Data provided:
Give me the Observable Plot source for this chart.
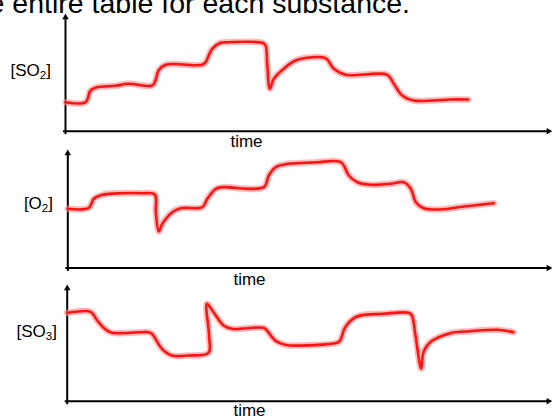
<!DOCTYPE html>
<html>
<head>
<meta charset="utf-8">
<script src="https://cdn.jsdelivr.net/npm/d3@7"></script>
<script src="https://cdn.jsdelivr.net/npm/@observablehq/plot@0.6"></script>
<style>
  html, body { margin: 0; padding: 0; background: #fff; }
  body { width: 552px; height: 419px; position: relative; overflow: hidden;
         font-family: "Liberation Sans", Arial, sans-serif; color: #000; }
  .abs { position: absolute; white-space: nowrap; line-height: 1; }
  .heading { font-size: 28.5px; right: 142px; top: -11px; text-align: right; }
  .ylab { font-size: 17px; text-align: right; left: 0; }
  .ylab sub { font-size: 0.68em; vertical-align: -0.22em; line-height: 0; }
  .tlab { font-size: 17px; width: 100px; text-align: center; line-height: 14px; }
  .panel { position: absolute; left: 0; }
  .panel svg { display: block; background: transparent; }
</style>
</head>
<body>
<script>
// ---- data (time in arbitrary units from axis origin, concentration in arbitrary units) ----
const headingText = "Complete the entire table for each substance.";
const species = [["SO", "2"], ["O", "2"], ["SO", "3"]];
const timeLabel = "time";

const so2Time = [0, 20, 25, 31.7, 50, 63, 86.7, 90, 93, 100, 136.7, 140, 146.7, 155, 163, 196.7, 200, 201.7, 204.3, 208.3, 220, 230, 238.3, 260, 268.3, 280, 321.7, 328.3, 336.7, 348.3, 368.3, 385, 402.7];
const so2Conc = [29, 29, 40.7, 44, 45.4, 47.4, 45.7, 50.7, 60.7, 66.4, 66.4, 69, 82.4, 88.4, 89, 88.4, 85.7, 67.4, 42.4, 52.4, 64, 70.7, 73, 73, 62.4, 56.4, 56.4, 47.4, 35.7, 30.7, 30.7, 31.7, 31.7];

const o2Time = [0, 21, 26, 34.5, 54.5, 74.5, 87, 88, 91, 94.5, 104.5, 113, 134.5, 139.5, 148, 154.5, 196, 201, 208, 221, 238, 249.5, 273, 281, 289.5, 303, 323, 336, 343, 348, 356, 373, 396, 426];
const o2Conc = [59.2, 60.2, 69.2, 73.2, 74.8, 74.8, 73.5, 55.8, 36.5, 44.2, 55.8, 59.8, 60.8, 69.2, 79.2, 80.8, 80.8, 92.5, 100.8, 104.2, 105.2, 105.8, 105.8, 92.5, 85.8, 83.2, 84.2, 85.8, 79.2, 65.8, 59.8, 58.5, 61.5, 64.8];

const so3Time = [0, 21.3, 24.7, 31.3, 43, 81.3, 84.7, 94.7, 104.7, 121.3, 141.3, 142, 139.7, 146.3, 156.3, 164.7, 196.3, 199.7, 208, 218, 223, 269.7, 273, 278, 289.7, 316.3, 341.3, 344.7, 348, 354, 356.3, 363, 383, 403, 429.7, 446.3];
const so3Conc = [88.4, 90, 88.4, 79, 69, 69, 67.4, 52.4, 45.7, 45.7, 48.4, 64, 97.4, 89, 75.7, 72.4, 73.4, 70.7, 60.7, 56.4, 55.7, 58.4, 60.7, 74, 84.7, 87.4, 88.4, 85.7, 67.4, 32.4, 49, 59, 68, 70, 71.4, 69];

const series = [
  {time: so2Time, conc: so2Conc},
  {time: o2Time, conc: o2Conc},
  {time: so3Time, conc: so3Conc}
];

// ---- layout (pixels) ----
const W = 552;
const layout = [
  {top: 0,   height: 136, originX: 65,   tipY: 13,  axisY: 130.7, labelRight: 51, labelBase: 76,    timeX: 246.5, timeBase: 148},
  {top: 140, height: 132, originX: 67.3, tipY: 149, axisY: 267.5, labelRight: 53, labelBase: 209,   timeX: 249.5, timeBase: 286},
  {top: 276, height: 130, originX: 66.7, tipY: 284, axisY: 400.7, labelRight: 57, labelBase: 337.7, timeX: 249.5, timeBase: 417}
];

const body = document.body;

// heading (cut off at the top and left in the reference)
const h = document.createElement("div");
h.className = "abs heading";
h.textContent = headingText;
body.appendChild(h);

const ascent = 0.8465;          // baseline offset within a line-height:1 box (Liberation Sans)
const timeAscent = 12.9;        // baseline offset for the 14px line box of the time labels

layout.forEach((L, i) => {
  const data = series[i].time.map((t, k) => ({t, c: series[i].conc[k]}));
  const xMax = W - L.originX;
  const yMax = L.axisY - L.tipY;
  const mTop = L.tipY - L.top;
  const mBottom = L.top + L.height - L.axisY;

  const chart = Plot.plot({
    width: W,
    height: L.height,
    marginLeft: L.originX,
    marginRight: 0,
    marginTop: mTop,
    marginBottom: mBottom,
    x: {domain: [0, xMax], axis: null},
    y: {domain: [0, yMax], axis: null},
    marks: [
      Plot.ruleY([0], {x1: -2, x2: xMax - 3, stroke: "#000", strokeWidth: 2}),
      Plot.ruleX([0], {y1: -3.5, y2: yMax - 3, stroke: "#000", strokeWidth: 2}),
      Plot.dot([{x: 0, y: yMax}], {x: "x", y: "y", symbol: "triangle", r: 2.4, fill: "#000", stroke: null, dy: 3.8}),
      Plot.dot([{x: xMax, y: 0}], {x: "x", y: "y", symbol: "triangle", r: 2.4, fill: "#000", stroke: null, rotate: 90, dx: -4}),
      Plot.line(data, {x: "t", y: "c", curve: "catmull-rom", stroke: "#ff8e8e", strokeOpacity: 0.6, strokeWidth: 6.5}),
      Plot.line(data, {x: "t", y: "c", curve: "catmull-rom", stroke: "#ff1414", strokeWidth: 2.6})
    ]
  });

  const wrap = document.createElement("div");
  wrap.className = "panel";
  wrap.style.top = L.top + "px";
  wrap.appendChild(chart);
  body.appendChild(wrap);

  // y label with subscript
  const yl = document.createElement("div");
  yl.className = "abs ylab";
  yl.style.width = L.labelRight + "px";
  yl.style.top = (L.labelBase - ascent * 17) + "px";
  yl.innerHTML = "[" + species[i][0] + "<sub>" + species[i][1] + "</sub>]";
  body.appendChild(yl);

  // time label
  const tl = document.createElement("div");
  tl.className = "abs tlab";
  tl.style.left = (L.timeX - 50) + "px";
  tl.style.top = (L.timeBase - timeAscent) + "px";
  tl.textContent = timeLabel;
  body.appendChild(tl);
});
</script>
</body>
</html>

Direction: Could you repeat all of the material exactly? Pictures should not be copied.

Exercise response:
Give me the Observable Plot source for this chart.
<!DOCTYPE html>
<html>
<head>
<meta charset="utf-8">
<script src="https://cdn.jsdelivr.net/npm/d3@7"></script>
<script src="https://cdn.jsdelivr.net/npm/@observablehq/plot@0.6"></script>
<style>
  html, body { margin: 0; padding: 0; background: #fff; }
  body { width: 552px; height: 419px; position: relative; overflow: hidden;
         font-family: "Liberation Sans", Arial, sans-serif; color: #000; }
  .abs { position: absolute; white-space: nowrap; line-height: 1; }
  .heading { font-size: 28.5px; right: 142px; top: -11px; text-align: right; }
  .ylab { font-size: 17px; text-align: right; left: 0; }
  .ylab sub { font-size: 0.68em; vertical-align: -0.22em; line-height: 0; }
  .tlab { font-size: 17px; width: 100px; text-align: center; line-height: 14px; }
  .panel { position: absolute; left: 0; }
  .panel svg { display: block; background: transparent; }
</style>
</head>
<body>
<script>
// ---- data (time in arbitrary units from axis origin, concentration in arbitrary units) ----
const headingText = "Complete the entire table for each substance.";
const species = [["SO", "2"], ["O", "2"], ["SO", "3"]];
const timeLabel = "time";

const so2Time = [0, 20, 25, 31.7, 50, 63, 86.7, 90, 93, 100, 136.7, 140, 146.7, 155, 163, 196.7, 200, 201.7, 204.3, 208.3, 220, 230, 238.3, 260, 268.3, 280, 321.7, 328.3, 336.7, 348.3, 368.3, 385, 402.7];
const so2Conc = [29, 29, 40.7, 44, 45.4, 47.4, 45.7, 50.7, 60.7, 66.4, 66.4, 69, 82.4, 88.4, 89, 88.4, 85.7, 67.4, 42.4, 52.4, 64, 70.7, 73, 73, 62.4, 56.4, 56.4, 47.4, 35.7, 30.7, 30.7, 31.7, 31.7];

const o2Time = [0, 21, 26, 34.5, 54.5, 74.5, 87, 88, 91, 94.5, 104.5, 113, 134.5, 139.5, 148, 154.5, 196, 201, 208, 221, 238, 249.5, 273, 281, 289.5, 303, 323, 336, 343, 348, 356, 373, 396, 426];
const o2Conc = [59.2, 60.2, 69.2, 73.2, 74.8, 74.8, 73.5, 55.8, 36.5, 44.2, 55.8, 59.8, 60.8, 69.2, 79.2, 80.8, 80.8, 92.5, 100.8, 104.2, 105.2, 105.8, 105.8, 92.5, 85.8, 83.2, 84.2, 85.8, 79.2, 65.8, 59.8, 58.5, 61.5, 64.8];

const so3Time = [0, 21.3, 24.7, 31.3, 43, 81.3, 84.7, 94.7, 104.7, 121.3, 141.3, 142, 139.7, 146.3, 156.3, 164.7, 196.3, 199.7, 208, 218, 223, 269.7, 273, 278, 289.7, 316.3, 341.3, 344.7, 348, 354, 356.3, 363, 383, 403, 429.7, 446.3];
const so3Conc = [88.4, 90, 88.4, 79, 69, 69, 67.4, 52.4, 45.7, 45.7, 48.4, 64, 97.4, 89, 75.7, 72.4, 73.4, 70.7, 60.7, 56.4, 55.7, 58.4, 60.7, 74, 84.7, 87.4, 88.4, 85.7, 67.4, 32.4, 49, 59, 68, 70, 71.4, 69];

const series = [
  {time: so2Time, conc: so2Conc},
  {time: o2Time, conc: o2Conc},
  {time: so3Time, conc: so3Conc}
];

// ---- layout (pixels) ----
const W = 552;
const layout = [
  {top: 0,   height: 136, originX: 65,   tipY: 13,  axisY: 130.7, labelRight: 51, labelBase: 76,    timeX: 246.5, timeBase: 148},
  {top: 140, height: 132, originX: 67.3, tipY: 149, axisY: 267.5, labelRight: 53, labelBase: 209,   timeX: 249.5, timeBase: 286},
  {top: 276, height: 130, originX: 66.7, tipY: 284, axisY: 400.7, labelRight: 57, labelBase: 337.7, timeX: 249.5, timeBase: 417}
];

const body = document.body;

// heading (cut off at the top and left in the reference)
const h = document.createElement("div");
h.className = "abs heading";
h.textContent = headingText;
body.appendChild(h);

const ascent = 0.8465;          // baseline offset within a line-height:1 box (Liberation Sans)
const timeAscent = 12.9;        // baseline offset for the 14px line box of the time labels

layout.forEach((L, i) => {
  const data = series[i].time.map((t, k) => ({t, c: series[i].conc[k]}));
  const xMax = W - L.originX;
  const yMax = L.axisY - L.tipY;
  const mTop = L.tipY - L.top;
  const mBottom = L.top + L.height - L.axisY;

  const chart = Plot.plot({
    width: W,
    height: L.height,
    marginLeft: L.originX,
    marginRight: 0,
    marginTop: mTop,
    marginBottom: mBottom,
    x: {domain: [0, xMax], axis: null},
    y: {domain: [0, yMax], axis: null},
    marks: [
      Plot.ruleY([0], {x1: -2, x2: xMax - 3, stroke: "#000", strokeWidth: 2}),
      Plot.ruleX([0], {y1: -3.5, y2: yMax - 3, stroke: "#000", strokeWidth: 2}),
      Plot.dot([{x: 0, y: yMax}], {x: "x", y: "y", symbol: "triangle", r: 2.4, fill: "#000", stroke: null, dy: 3.8}),
      Plot.dot([{x: xMax, y: 0}], {x: "x", y: "y", symbol: "triangle", r: 2.4, fill: "#000", stroke: null, rotate: 90, dx: -4}),
      Plot.line(data, {x: "t", y: "c", curve: "catmull-rom", stroke: "#ff8e8e", strokeOpacity: 0.6, strokeWidth: 6.5}),
      Plot.line(data, {x: "t", y: "c", curve: "catmull-rom", stroke: "#ff1414", strokeWidth: 2.6})
    ]
  });

  const wrap = document.createElement("div");
  wrap.className = "panel";
  wrap.style.top = L.top + "px";
  wrap.appendChild(chart);
  body.appendChild(wrap);

  // y label with subscript
  const yl = document.createElement("div");
  yl.className = "abs ylab";
  yl.style.width = L.labelRight + "px";
  yl.style.top = (L.labelBase - ascent * 17) + "px";
  yl.innerHTML = "[" + species[i][0] + "<sub>" + species[i][1] + "</sub>]";
  body.appendChild(yl);

  // time label
  const tl = document.createElement("div");
  tl.className = "abs tlab";
  tl.style.left = (L.timeX - 50) + "px";
  tl.style.top = (L.timeBase - timeAscent) + "px";
  tl.textContent = timeLabel;
  body.appendChild(tl);
});
</script>
</body>
</html>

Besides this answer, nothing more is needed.